Не выдам всех деталей.
Вот — чудо. Ну и ну!
И я тебя, Виталий,
Однажды заменю.
Однажды? Умерев? Оставив о себе лишь лучшую память? Что достойно всего того «лучшего», что делает «святой Виталий»? Ну да! О мертвых только хорошее. Лишь достойное - достойно памяти. Мы помним лучшее о людях. Это об этом? Ну и ну! Это же не секрет?
Секрет этой книги еще и в том, что она не пытается раскрывать каких-либо секретов. Полная сентенций, иногда буквальных воззваний, многочисленных примеров и признаний, она свободна от них. Свободна для читателя. К слову «не выдам всех деталей» - отличный портрет для авторского стиля.
Всё, как на ладони. А повторить нельзя. Вне «Пуханова» это получается плоско, пошло, не интересно. Плоскими и скучными выходят на него пародии. Всё тоже самое, но нет какой-то детали. Можно было бы списать на то, что я знаю автора, слышу присущую ему разговорную интонацию в строках. Но Гафт доказал, что авторскую интонацию легче всего «подделать», обыграть. Проверила стихи на «посторонних», далеких от поэзии, «просто» людях. Опрашивала стихийно, придется поверить мне на слово, но большая часть мнений сводилось к равно частым «прикольно» и «грустное». Спрашивала «понятно ли о чем?». Получала сначала уверенное «ну да» и всегда сомнение «кажется». Интересно еще и то, что больше 60% респондентов вернулись к строкам повторно, добровольно. Склоняюсь к мысли, что кто-то (возможно) просто не признался мне в том, что перечитывал стихи уже без просьбы.
Что еще интереснее, так то, что мало говоря о самих стихах, люди выдавали мне вероятные истории об «авторе». Не только стандартные эпитеты: умный, странный, грустный, добрый, псих какой-то. Но и целые истории: про профессию, возраст, житье – бытье в школе и «ваще». Где черпали? Думаю в самих стихах. Так обманчиво уверенно они устроены.
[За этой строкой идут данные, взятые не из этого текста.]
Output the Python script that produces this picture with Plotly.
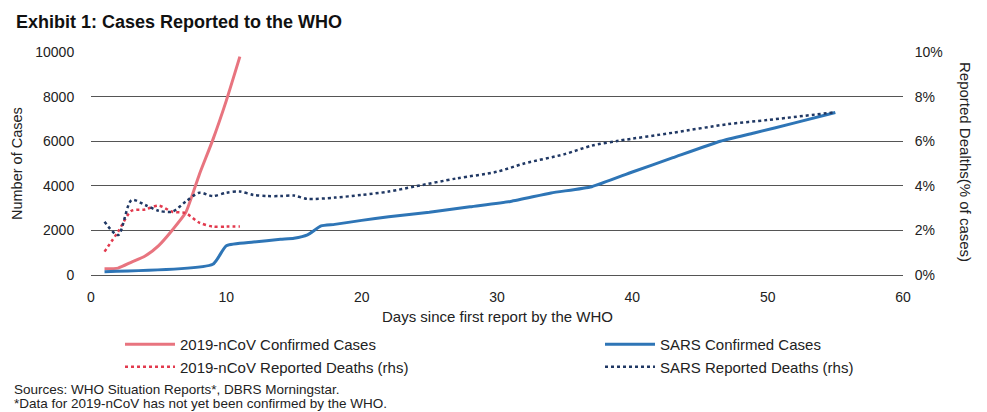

Я в детский сад ходил до сорока.
Так было надо…
<…>
И вот пишу на выдохе одном
Чернилами любую фразу.
Исследование этих стихов со временем стало напоминать очень запутанное путешествие. У изначально него были ориентиры, даже намечен некий маршрут. Меня мотало от очень деятельных глаголов в тексте до структуры подобранных для стихов сюжетов. Через некоторое время (достаточно быстро) стало понятно, что меня сильно поглощает сама атмосфера сборника. Раздражающая, постоянно провоцирующая и безумно притягательная. Кто знает теперь, на какой именно строке я стала играть по правилам автора. По сбивчивой моей речи особенно заметна заразительная страсть этих притворно выдержанных историй. Пытаясь разобраться: подлинны, искренни ли они, не смогла остаться в стороне. Искренне спорила с ними, забывшись, что они стихи, а не конкретный, знакомый мне человек. Переносила ли? Я – да, но другие… переносили на меня. Считая, что предложенный мной стих – мой (а не автора) внутренний выбор. Цепляло не по-детски. Хоть в рукопашную: я не считаю, что…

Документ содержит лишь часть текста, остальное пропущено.